Entries with chart source code
--------------------------------

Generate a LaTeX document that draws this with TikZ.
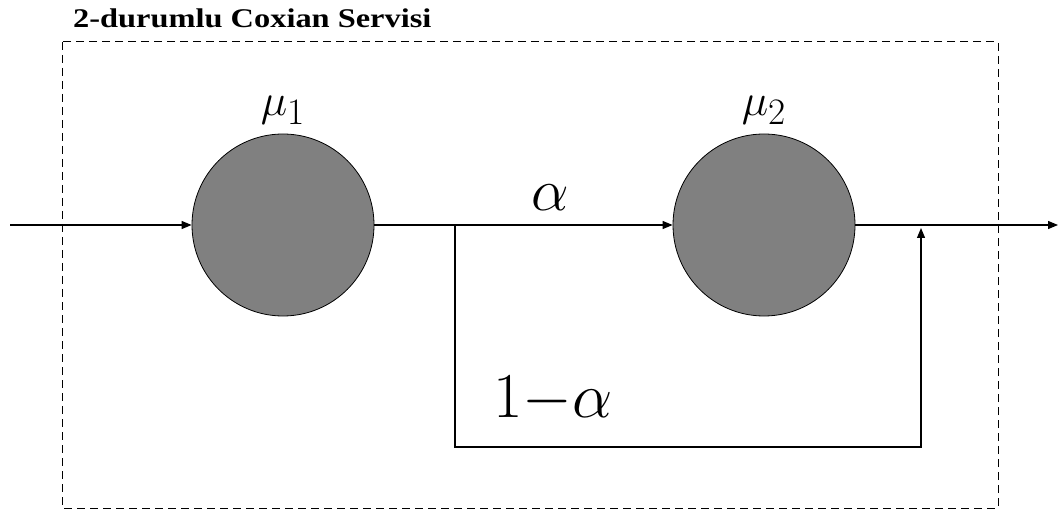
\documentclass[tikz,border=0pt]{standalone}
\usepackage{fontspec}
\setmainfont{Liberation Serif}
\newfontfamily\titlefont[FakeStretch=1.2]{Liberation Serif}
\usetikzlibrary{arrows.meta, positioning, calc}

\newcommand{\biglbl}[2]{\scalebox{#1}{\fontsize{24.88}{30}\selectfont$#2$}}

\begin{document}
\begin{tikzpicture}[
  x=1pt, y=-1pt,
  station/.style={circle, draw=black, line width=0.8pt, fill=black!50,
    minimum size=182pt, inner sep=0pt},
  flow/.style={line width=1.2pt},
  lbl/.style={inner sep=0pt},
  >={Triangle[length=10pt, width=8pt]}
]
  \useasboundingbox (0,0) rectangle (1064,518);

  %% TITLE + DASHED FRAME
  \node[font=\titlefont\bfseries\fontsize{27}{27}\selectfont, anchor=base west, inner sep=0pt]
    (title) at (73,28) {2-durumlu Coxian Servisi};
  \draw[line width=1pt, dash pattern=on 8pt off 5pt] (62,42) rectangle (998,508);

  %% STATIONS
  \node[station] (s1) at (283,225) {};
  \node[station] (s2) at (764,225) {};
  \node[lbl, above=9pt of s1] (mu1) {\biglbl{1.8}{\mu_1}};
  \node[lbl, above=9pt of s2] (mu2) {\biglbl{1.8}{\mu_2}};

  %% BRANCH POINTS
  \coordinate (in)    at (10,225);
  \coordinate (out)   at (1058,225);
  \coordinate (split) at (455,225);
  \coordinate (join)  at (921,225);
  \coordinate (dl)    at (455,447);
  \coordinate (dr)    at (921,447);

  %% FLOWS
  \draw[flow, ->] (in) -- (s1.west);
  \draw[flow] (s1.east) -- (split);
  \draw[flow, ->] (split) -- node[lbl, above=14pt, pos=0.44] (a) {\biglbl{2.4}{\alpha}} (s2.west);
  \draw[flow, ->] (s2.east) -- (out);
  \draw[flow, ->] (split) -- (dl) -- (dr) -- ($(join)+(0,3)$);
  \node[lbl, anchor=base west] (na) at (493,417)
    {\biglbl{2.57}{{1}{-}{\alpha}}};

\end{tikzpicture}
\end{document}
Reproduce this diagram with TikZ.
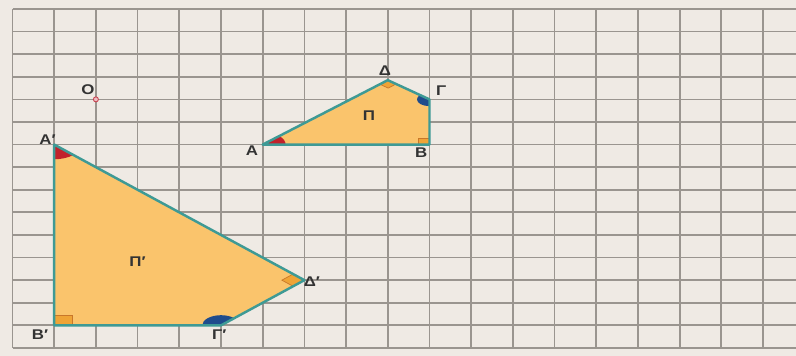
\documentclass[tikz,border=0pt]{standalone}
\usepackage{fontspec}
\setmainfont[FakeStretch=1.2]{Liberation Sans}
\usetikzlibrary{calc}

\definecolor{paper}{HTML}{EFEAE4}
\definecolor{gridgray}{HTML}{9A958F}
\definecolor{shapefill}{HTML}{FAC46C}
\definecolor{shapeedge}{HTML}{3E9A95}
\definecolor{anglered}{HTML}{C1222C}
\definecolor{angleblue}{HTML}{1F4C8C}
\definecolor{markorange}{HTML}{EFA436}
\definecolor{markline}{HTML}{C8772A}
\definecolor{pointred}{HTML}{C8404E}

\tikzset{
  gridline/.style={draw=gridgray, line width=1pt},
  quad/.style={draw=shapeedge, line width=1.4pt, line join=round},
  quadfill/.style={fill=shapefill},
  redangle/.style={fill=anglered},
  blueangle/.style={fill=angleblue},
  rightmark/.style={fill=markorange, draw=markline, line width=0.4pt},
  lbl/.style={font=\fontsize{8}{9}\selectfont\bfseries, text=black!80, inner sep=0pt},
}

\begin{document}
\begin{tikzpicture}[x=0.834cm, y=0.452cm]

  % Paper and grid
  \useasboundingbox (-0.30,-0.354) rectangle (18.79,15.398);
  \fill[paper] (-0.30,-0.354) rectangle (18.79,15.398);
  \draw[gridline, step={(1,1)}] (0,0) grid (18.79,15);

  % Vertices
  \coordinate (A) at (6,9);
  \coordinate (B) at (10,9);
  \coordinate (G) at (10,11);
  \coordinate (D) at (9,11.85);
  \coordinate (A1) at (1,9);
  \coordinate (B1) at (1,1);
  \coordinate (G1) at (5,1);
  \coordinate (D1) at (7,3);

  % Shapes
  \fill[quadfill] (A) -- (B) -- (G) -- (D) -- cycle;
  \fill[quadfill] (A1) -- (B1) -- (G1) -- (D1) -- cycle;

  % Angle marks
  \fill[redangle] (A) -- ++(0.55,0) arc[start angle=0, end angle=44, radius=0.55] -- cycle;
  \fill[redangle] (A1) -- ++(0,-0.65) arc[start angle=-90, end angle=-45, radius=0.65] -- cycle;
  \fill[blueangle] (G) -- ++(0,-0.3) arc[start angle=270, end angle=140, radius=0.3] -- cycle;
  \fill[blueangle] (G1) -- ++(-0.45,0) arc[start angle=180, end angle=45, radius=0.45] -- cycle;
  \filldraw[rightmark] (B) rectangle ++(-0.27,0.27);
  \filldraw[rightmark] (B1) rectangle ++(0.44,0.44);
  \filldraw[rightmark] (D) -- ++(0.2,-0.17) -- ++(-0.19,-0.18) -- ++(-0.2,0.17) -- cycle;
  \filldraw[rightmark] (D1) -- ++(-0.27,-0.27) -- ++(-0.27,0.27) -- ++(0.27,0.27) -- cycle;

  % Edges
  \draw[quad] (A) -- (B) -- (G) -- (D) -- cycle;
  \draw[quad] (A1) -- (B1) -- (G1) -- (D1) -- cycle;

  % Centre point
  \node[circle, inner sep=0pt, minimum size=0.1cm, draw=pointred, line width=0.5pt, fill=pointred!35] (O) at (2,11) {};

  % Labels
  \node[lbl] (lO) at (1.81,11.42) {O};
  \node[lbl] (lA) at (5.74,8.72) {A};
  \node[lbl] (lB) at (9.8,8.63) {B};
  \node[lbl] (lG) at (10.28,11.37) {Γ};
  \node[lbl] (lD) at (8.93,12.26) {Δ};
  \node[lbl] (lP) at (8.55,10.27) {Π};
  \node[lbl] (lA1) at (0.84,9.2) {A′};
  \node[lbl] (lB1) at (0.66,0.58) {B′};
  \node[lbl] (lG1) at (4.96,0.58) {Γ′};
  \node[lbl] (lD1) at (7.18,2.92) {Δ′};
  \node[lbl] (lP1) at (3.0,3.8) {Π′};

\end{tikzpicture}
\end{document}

--------------------------------

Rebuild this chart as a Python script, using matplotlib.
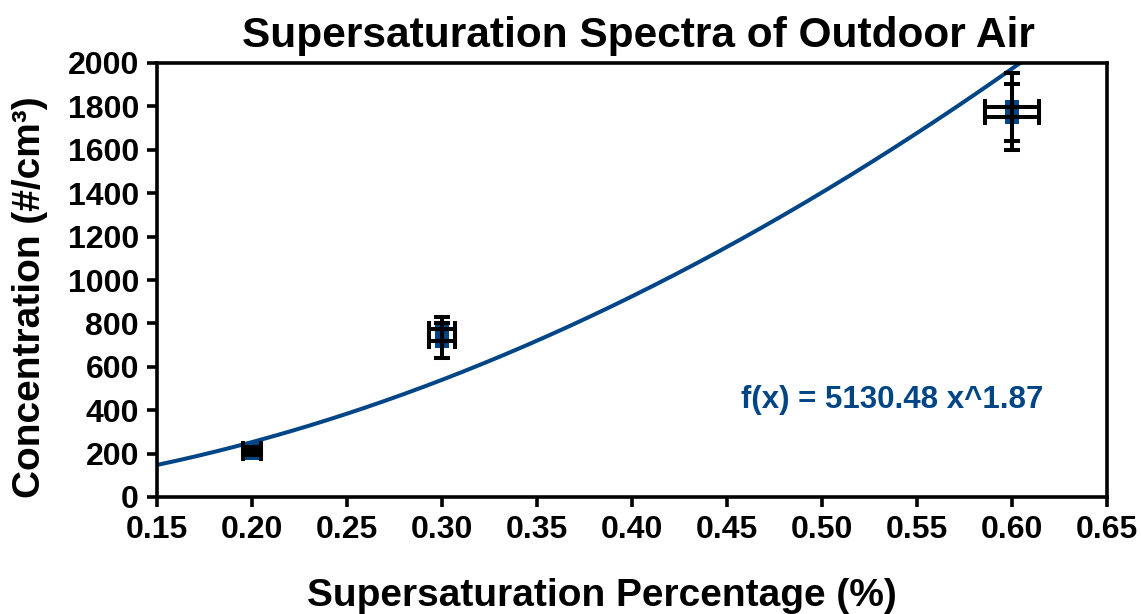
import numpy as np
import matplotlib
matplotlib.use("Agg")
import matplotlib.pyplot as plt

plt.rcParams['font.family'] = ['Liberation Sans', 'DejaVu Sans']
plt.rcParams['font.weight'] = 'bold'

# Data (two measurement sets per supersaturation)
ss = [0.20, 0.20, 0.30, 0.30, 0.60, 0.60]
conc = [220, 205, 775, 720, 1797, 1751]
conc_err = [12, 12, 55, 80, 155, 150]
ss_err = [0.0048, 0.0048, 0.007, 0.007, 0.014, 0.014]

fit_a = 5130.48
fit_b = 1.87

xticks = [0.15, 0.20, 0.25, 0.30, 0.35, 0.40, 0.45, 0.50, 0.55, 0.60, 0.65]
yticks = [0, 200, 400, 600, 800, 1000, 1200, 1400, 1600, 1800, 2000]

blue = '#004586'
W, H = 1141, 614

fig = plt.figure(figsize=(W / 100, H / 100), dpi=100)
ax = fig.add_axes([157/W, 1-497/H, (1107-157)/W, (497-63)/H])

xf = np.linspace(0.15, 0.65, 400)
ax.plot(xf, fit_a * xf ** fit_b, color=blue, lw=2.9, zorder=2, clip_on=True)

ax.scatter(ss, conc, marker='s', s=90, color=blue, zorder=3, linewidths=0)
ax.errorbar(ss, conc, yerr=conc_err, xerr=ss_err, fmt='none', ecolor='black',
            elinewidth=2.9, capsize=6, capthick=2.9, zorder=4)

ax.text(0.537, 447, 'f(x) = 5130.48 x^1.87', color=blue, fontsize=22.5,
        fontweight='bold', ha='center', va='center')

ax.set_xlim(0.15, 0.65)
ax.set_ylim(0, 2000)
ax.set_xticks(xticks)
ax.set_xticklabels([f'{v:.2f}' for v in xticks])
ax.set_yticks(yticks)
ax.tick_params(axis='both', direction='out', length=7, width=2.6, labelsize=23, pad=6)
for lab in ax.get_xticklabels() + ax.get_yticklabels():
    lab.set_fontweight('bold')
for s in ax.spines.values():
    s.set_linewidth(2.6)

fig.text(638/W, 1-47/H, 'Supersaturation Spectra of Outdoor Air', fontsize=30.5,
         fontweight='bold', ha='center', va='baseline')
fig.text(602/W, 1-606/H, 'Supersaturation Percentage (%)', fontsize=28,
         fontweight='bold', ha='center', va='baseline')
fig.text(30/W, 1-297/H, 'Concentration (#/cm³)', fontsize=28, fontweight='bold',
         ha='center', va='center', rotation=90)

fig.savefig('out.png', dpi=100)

--------------------------------

> **Exercise goal**: Omit all pictures and repeat exactly the lines from the one containing "Rebuild this chart" through the one containing "plt.rcParams['font.weight'] = 'bold'", ends included, with nothing added.

> **Result for this task**:
Rebuild this chart as a Python script, using matplotlib.
import numpy as np
import matplotlib
matplotlib.use("Agg")
import matplotlib.pyplot as plt

plt.rcParams['font.family'] = ['Liberation Sans', 'DejaVu Sans']
plt.rcParams['font.weight'] = 'bold'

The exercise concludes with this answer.